**Exercise description**.
Retype the lines from the first one in the records down to the line containing "PieChart, Pie, Cell", counting both, and leave out any pictures.

**Data provided**.

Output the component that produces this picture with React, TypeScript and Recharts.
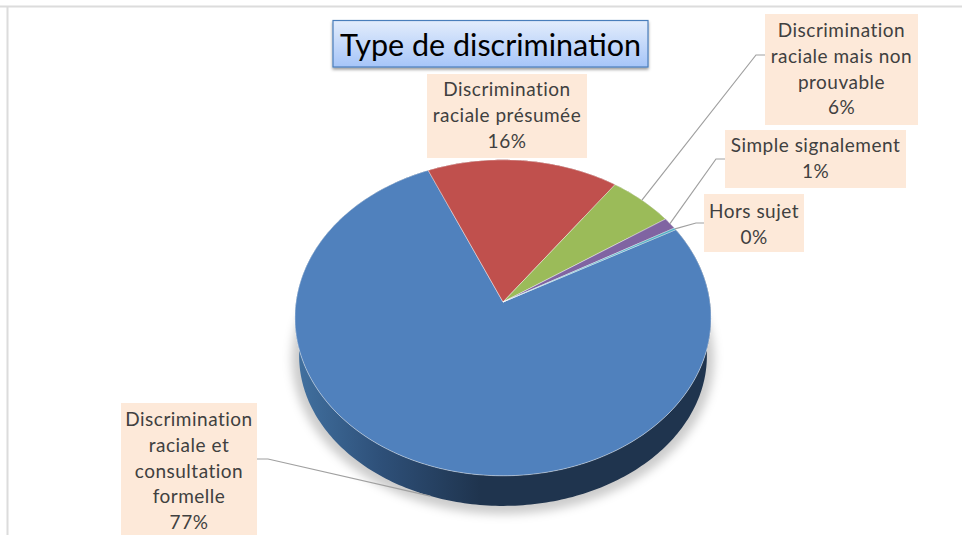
import { PieChart, Pie, Cell } from 'recharts';

const categories = [
  'Discrimination raciale et consultation formelle',
  'Discrimination raciale présumée',
  'Discrimination raciale mais non prouvable',
  'Simple signalement',
  'Hors sujet',
];
const values = [76.6, 16.4, 5.6, 1.2, 0.2];
const labelLines = [
  ['Discrimination', 'raciale et', 'consultation', 'formelle'],
  ['Discrimination', 'raciale présumée'],
  ['Discrimination', 'raciale mais non', 'prouvable'],
  ['Simple signalement'],
  ['Hors sujet'],
];
const topColors = ['#5081bd', '#c0504d', '#9bbb59', '#8064a2', '#4bacc6'];
const wallColors = ['url(#wallBlue)', '#7d3331', '#64793a', '#534169', '#317082'];

const data = categories.map((name, i) => ({ name, value: values[i] }));

// label boxes, and the elbow of the leader line (none for the red slice)
const boxes = [
  { x: 121, y: 403, w: 136, h: 140, first: 420, elbow: [[257, 459], [268, 459]], wall: true },
  { x: 427, y: 74, w: 160, h: 84, first: 90, elbow: null, wall: false },
  { x: 765, y: 14, w: 153, h: 111, first: 31, elbow: [[765, 55], [756, 55]], wall: false },
  { x: 725, y: 130, w: 181, h: 58, first: 146, elbow: [[725, 159], [716, 159]], wall: false },
  { x: 704, y: 194, w: 100, h: 58, first: 212, elbow: [[704, 223], [696, 223]], wall: false },
];

const W = 962;
const H = 535;
const CX = 503;
const CY = 302;
const RADIUS = 207;
const SQUASH = 0.7556;
const TILT = 0.1; // far side of the pie is smaller
const RAD = Math.PI / 180;

// circle angle -> point on the tilted top face
function project(cx, cy, r, deg) {
  const den = 1 + TILT * Math.sin(deg * RAD);
  return [cx + (r * Math.cos(deg * RAD)) / den, cy - (r * SQUASH * Math.sin(deg * RAD)) / den];
}

// same angle on the lower rim
function projectLow(cx, cy, r, deg, grow = 0, drop = 38.8) {
  const [x, y] = project(cx, cy, r, deg);
  return [cx + (x - cx) * (0.98 + grow), cy + drop + (y - cy) * (0.95 + grow)];
}

function arc(fn, start, end) {
  const pts = [];
  const n = Math.max(2, Math.ceil(Math.abs(end - start)));
  for (let i = 0; i <= n; i++) pts.push(fn(start + ((end - start) * i) / n));
  return pts;
}

const toPath = (pts) => 'M' + pts.map((p) => p[0].toFixed(2) + ' ' + p[1].toFixed(2)).join('L') + 'Z';

function TopShape(props) {
  const { cx, cy, outerRadius, startAngle, endAngle, fill } = props;
  const rim = arc((a) => project(cx, cy, outerRadius, a), startAngle, endAngle);
  return <path d={toPath([[cx, cy], ...rim])} fill={fill} stroke="#ffffff" strokeOpacity={0.55} strokeWidth={0.8} />;
}

function WallShape(props) {
  const { cx, cy, outerRadius, startAngle, endAngle, fill } = props;
  const upper = arc((a) => project(cx, cy, outerRadius, a), startAngle, endAngle);
  const lower = arc((a) => projectLow(cx, cy, outerRadius, a), endAngle, startAngle);
  return <path d={toPath([...upper, ...lower])} fill={fill} />;
}

function ShadowShape(props) {
  const { cx, cy, outerRadius, startAngle, endAngle } = props;
  const rim = arc((a) => projectLow(cx, cy, outerRadius, a, 0.035, 41), startAngle, endAngle);
  return <path d={toPath([[cx, cy + 41], ...rim])} fill="#000000" fillOpacity={0.2} filter="url(#pieShadow)" />;
}

function renderLabel(props) {
  const { cx, cy, outerRadius, midAngle, percent, index } = props;
  const box = boxes[index];
  const lines = [...labelLines[index], Math.round(percent * 100) + '%'];
  const tip = box.wall
    ? projectLow(cx, cy, outerRadius, midAngle)
    : project(cx, cy, outerRadius, midAngle);
  return (
    <g key={index}>
      {box.elbow && (
        <polyline
          points={[...box.elbow, tip].map((p) => p.join(',')).join(' ')}
          fill="none"
          stroke="#a0a0a0"
          strokeWidth={1.2}
        />
      )}
      <rect x={box.x} y={box.y} width={box.w} height={box.h} fill="#fde9d9" />
      {lines.map((line, i) => (
        <text
          key={i}
          x={box.x + box.w / 2}
          y={box.first + i * 25.8 + 6}
          textAnchor="middle"
          fontFamily="Lato, sans-serif"
          fontSize={19}
          letterSpacing={0.5}
          fill="#404040"
        >
          {line}
        </text>
      ))}
    </g>
  );
}

export default function App() {
  return (
    <div style={{ position: 'absolute', left: 0, top: 0, width: W, height: H, background: '#ffffff', overflow: 'hidden' }}>
      <PieChart width={W} height={H} margin={{ top: 0, right: 0, bottom: 0, left: 0 }}>
        <defs>
          <linearGradient id="wallBlue" gradientUnits="userSpaceOnUse" x1="298" y1="0" x2="480" y2="0">
            <stop offset="0%" stopColor="#41709f" />
            <stop offset="45%" stopColor="#2e5079" />
            <stop offset="100%" stopColor="#1f344e" />
          </linearGradient>
          <linearGradient id="titleFill" x1="0" y1="0" x2="0" y2="1">
            <stop offset="0%" stopColor="#e3edfc" />
            <stop offset="100%" stopColor="#a6c5f8" />
          </linearGradient>
          <filter id="pieShadow" x="-20%" y="-20%" width="140%" height="140%">
            <feGaussianBlur stdDeviation="5" />
          </filter>
          <filter id="titleShadow" x="-5%" y="-20%" width="110%" height="150%">
            <feDropShadow dx="0" dy="2" stdDeviation="1.5" floodColor="#000000" floodOpacity="0.4" />
          </filter>
        </defs>
        <line x1={0} y1={6.5} x2={W} y2={6.5} stroke="#dcdcdc" strokeWidth={2} />
        <line x1={7.5} y1={6} x2={7.5} y2={H} stroke="#dcdcdc" strokeWidth={2} />
        <Pie
          data={data}
          dataKey="value"
          nameKey="name"
          cx={CX}
          cy={CY}
          outerRadius={RADIUS}
          startAngle={389}
          endAngle={29}
          stroke="none"
          isAnimationActive={false}
          shape={ShadowShape}
        />
        <Pie
          data={data}
          dataKey="value"
          nameKey="name"
          cx={CX}
          cy={CY}
          outerRadius={RADIUS}
          startAngle={389}
          endAngle={29}
          stroke="none"
          isAnimationActive={false}
          shape={WallShape}
        >
          {data.map((entry, index) => (
            <Cell key={`wall-${index}`} fill={wallColors[index]} />
          ))}
        </Pie>
        <Pie
          data={data}
          dataKey="value"
          nameKey="name"
          cx={CX}
          cy={CY}
          outerRadius={RADIUS}
          startAngle={389}
          endAngle={29}
          isAnimationActive={false}
          shape={TopShape}
          label={renderLabel}
          labelLine={false}
        >
          {data.map((entry, index) => (
            <Cell key={`top-${index}`} fill={topColors[index]} />
          ))}
        </Pie>
        <rect x={333} y={20.5} width={315} height={46.5} fill="url(#titleFill)" stroke="#4a7ebb" strokeWidth={1.2} filter="url(#titleShadow)" />
        <text x={490.5} y={56} textAnchor="middle" fontFamily="Lato, sans-serif" fontSize={30.5} fill="#000000">
          Type de discrimination
        </text>
      </PieChart>
    </div>
  );
}
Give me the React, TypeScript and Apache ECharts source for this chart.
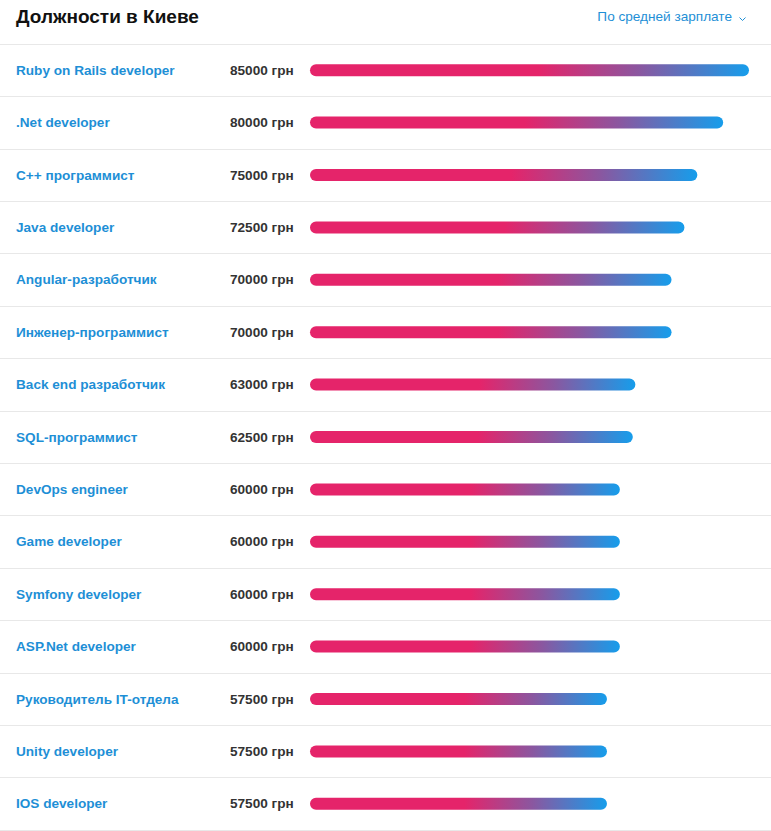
import React, { useEffect, useRef } from "react";
import * as echarts from "echarts";

const titleText = "Должности в Киеве";
const sortText = "По средней зарплате";
const categories = [
  "Ruby on Rails developer",
  ".Net developer",
  "C++ программист",
  "Java developer",
  "Angular-разработчик",
  "Инженер-программист",
  "Back end разработчик",
  "SQL-программист",
  "DevOps engineer",
  "Game developer",
  "Symfony developer",
  "ASP.Net developer",
  "Руководитель IT-отдела",
  "Unity developer",
  "IOS developer",
];
const salaries = [85000, 80000, 75000, 72500, 70000, 70000, 63000, 62500, 60000, 60000, 60000, 60000, 57500, 57500, 57500];
const unit = "грн";

export default function App() {
  const ref = useRef<HTMLDivElement>(null);
  useEffect(() => {
    document.body.style.margin = "0";
    const chart = echarts.init(ref.current!, null, { renderer: "svg" });
    const font = "'Liberation Sans', Arial, sans-serif";
    chart.setOption({
      animation: false,
      title: [
        {
          text: titleText,
          left: 11,
          top: 2,
          padding: 5,
          textStyle: { fontFamily: font, fontSize: 19, fontWeight: "bold", color: "#111" },
        },
        {
          text: sortText,
          right: 34,
          top: 4,
          padding: 5,
          textStyle: { fontFamily: font, fontSize: 13.6, fontWeight: "normal", color: "#1e8fd6" },
        },
      ],
      graphic: [
        {
          type: "polyline",
          right: 23,
          top: 15,
          shape: { points: [[0, 0], [3, 3], [6, 0]] },
          style: { stroke: "#1e8fd6", lineWidth: 1, fill: "none" },
        },
      ],
      grid: [
        { left: 310, right: 22, top: 44, bottom: 1, containLabel: false },
        { left: 0, right: 0, top: 44, bottom: 1, containLabel: false },
      ],
      xAxis: [
        { type: "value", min: 0, max: 85000, show: false, gridIndex: 0 },
        { type: "value", min: 0, max: 1, show: false, gridIndex: 1 },
      ],
      yAxis: [
        {
          type: "category",
          gridIndex: 0,
          inverse: true,
          data: categories,
          axisLine: { show: false },
          axisTick: { show: false },
          splitLine: { show: false },
          axisLabel: {
            align: "left",
            margin: 294,
            formatter: (v: string, i: number) => `{n|${v}}{v|${salaries[i]} ${unit}}`,
            rich: {
              n: { width: 214, fontFamily: font, fontSize: 13.6, fontWeight: "bold", color: "#1e8fd6" },
              v: { fontFamily: font, fontSize: 13.6, fontWeight: "bold", color: "#333" },
            },
          },
        },
        {
          type: "category",
          gridIndex: 1,
          inverse: true,
          data: categories,
          axisLine: { show: false },
          axisTick: { show: false },
          axisLabel: { show: false },
          splitLine: { show: true, lineStyle: { color: "#e8e8e8", width: 1 } },
        },
      ],
      series: [
        {
          type: "bar",
          xAxisIndex: 0,
          yAxisIndex: 0,
          data: salaries,
          barWidth: 12,
          itemStyle: {
            borderRadius: 6,
            color: new echarts.graphic.LinearGradient(0, 0, 1, 0, [
              { offset: 0, color: "#e5246a" },
              { offset: 0.52, color: "#e5246a" },
              { offset: 0.75, color: "#8a57a0" },
              { offset: 1, color: "#169deb" },
            ]),
          },
        },
      ],
    });
    return () => chart.dispose();
  }, []);
  return <div ref={ref} style={{ width: 771, height: 831 }} />;
}
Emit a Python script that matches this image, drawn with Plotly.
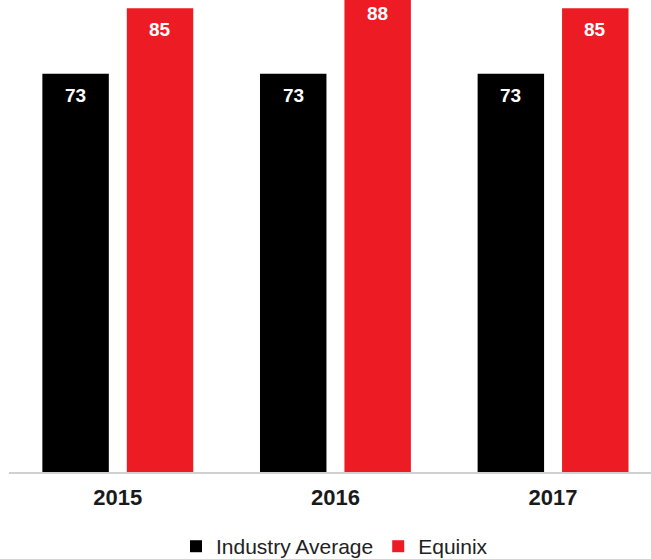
import plotly.graph_objects as go

categories = ["2015", "2016", "2017"]
industry_avg = [73, 73, 73]
equinix = [85, 88, 85]
series_names = ["Industry Average", "Equinix"]
colors = ["#000000", "#ED1C24"]

LABEL_DROP = 3.95   # label offset below bar top, in value units
BAR_SHIFT = 42.25   # px offset of each bar from category centre

fig = go.Figure()
for name, vals, col in zip(series_names, [industry_avg, equinix], colors):
    fig.add_trace(go.Bar(
        x=categories, y=vals, name=name,
        marker=dict(color=col, line=dict(width=0)),
        hoverinfo="x+y",
    ))

annotations = []
for si, vals in enumerate([industry_avg, equinix]):
    for ci, v in enumerate(vals):
        annotations.append(dict(
            x=ci, y=v - LABEL_DROP, xref="x", yref="y",
            text="<b>%d</b>" % v, showarrow=False,
            xshift=(-BAR_SHIFT if si == 0 else BAR_SHIFT),
            font=dict(family="Liberation Sans, Arial, sans-serif", size=19,
                      color="#FFFFFF"),
            xanchor="center", yanchor="middle",
        ))

fig.update_layout(
    width=651, height=559,
    margin=dict(l=9, r=0, t=0, b=87, autoexpand=False),
    paper_bgcolor="white", plot_bgcolor="white",
    barmode="group", bargap=0.224, bargroupgap=0.213,
    showlegend=True,
    legend=dict(orientation="h", x=0.507, xanchor="center", y=-0.158,
                yanchor="middle",
                font=dict(family="Liberation Sans, Arial, sans-serif", size=21,
                          color="#222222"),
                bgcolor="rgba(0,0,0,0)"),
    xaxis=dict(type="category", range=[-0.5, 2.45], showgrid=False,
               showline=True, linecolor="#D0D0D0", linewidth=2,
               ticks="", zeroline=False, ticklabelstandoff=5,
               tickfont=dict(family="Liberation Sans, Arial, sans-serif",
                             size=22, color="#1a1a1a", weight="bold")),
    yaxis=dict(range=[0, 86.5], visible=False, showgrid=False, zeroline=False),
    annotations=annotations,
    font=dict(family="Liberation Sans, Arial, sans-serif"),
)

fig.write_html("out.html",
               config={"displayModeBar": False},
               post_script="document.body.style.margin='0';document.body.style.overflow='hidden';")
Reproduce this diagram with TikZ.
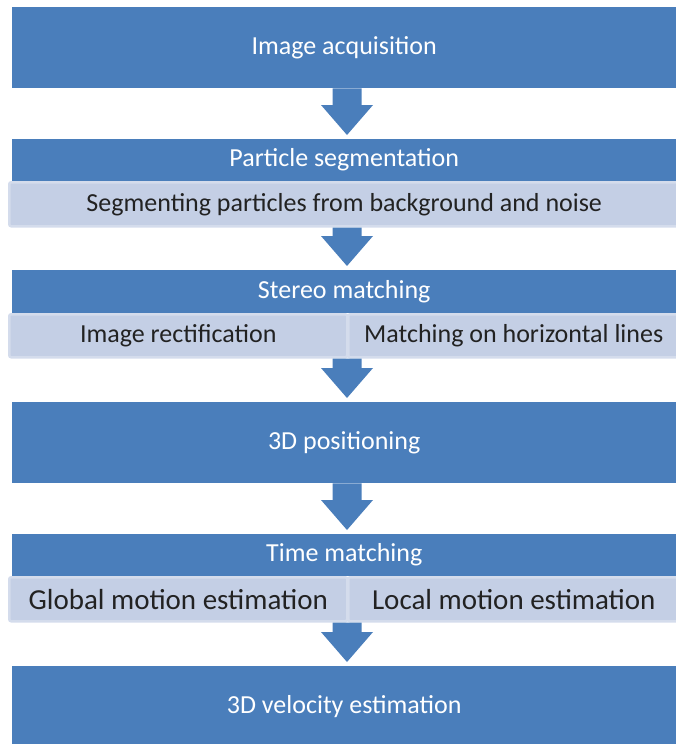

**Written answer**.
Output the component that produces this picture with React, TypeScript and Recharts.
import { PieChart, Pie, Cell } from 'recharts';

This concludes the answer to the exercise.